The Easel

3rd March 2026

Jasper Johns: between the clock and the bed

An interview with an obvious commercial slant, but interesting, nonetheless. When Johns started making “crosshatch” paintings in 1972, they were abruptly different from his previous work. These “fraught and fidgety” patterns bore no relation to pop art but neither did they have the emotional drama of artists such as Pollock and Rothko. Some speculated that he was referencing Picasso and Munch. Mostly though, they showed that Johns “didn’t just know how to paint, he knew how to make a painting do more.”

24th February 2026

Yoko Ono’s Art Is an Exercise in Hope

Ono is one of the world’s “most generous artists,” says the writer, because she incorporates the viewer into her work. By the mid 1960’s she was well known in the art avant garde through works such as Cut Piece (1964) where audiences snipped pieces from her dress. Compared to her work after meeting John Lennon, the early work seems “more radical … collaboration diminished [her] female brazenness”. Says one writer “That tension—between doing and thinking—is where Ono’s art lives.”

The Worst Show of 2025

When Johnson’s show opened at the Guggenheim, a critic wondered whether his work was “activism or just décor”. Those doubts persist. Johnson is “just okay” as an artist – so how did he get this prestigious retrospective? Perhaps it’s because his “post-black” work is “citation heavy”, meaning that evaluation of his art is deflected into discussions of “biography and identity”. Palm trees have been hung in the museum’s central void, perhaps “a way to nervously fill that famous space, as if the art itself isn’t enough”.

How Kaari Upson turned her world upside down

About to open in Germany, Upson’s retrospective celebrates a promising career cut short by early death. She came to prominence with her “Larry” series inspired by exploring the abandoned house of an unknown neighbour. It’s a commentary on masculinity but, more importantly, an example of how her art blurs boundaries. She blurs individual identities, but also the boundary between fact versus fiction, between what is public versus private. This retrospective “will surely not be her last.”.

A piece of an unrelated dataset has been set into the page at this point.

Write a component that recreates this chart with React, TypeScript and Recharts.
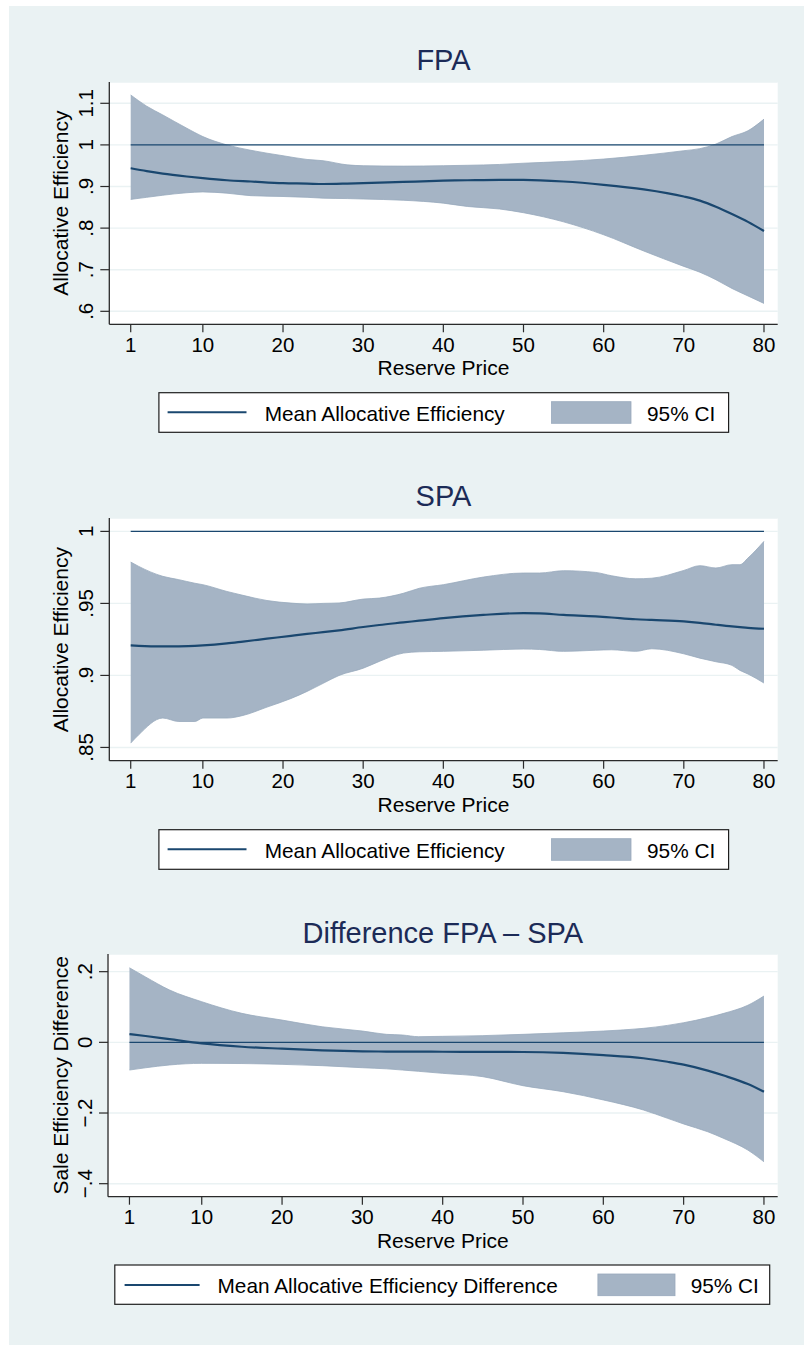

Between Worlds: Visitors to 37-08 Utopia Parkway

Cornell’s studio has been re-created in a Paris gallery, bringing many reminiscences of this unusual artist. He lived in suburban New York and dreamed of travelling to Paris. His collages, box assemblages and films were made with materials from bric-a-brac stores. Inspired by surrealism his boxes are exercises in “urban reverie”. Despite friendships with many notable artists, he was a loner – or as a friend called him, a monk. Says a curator, Cornell was “born on the wrong continent at the wrong time”.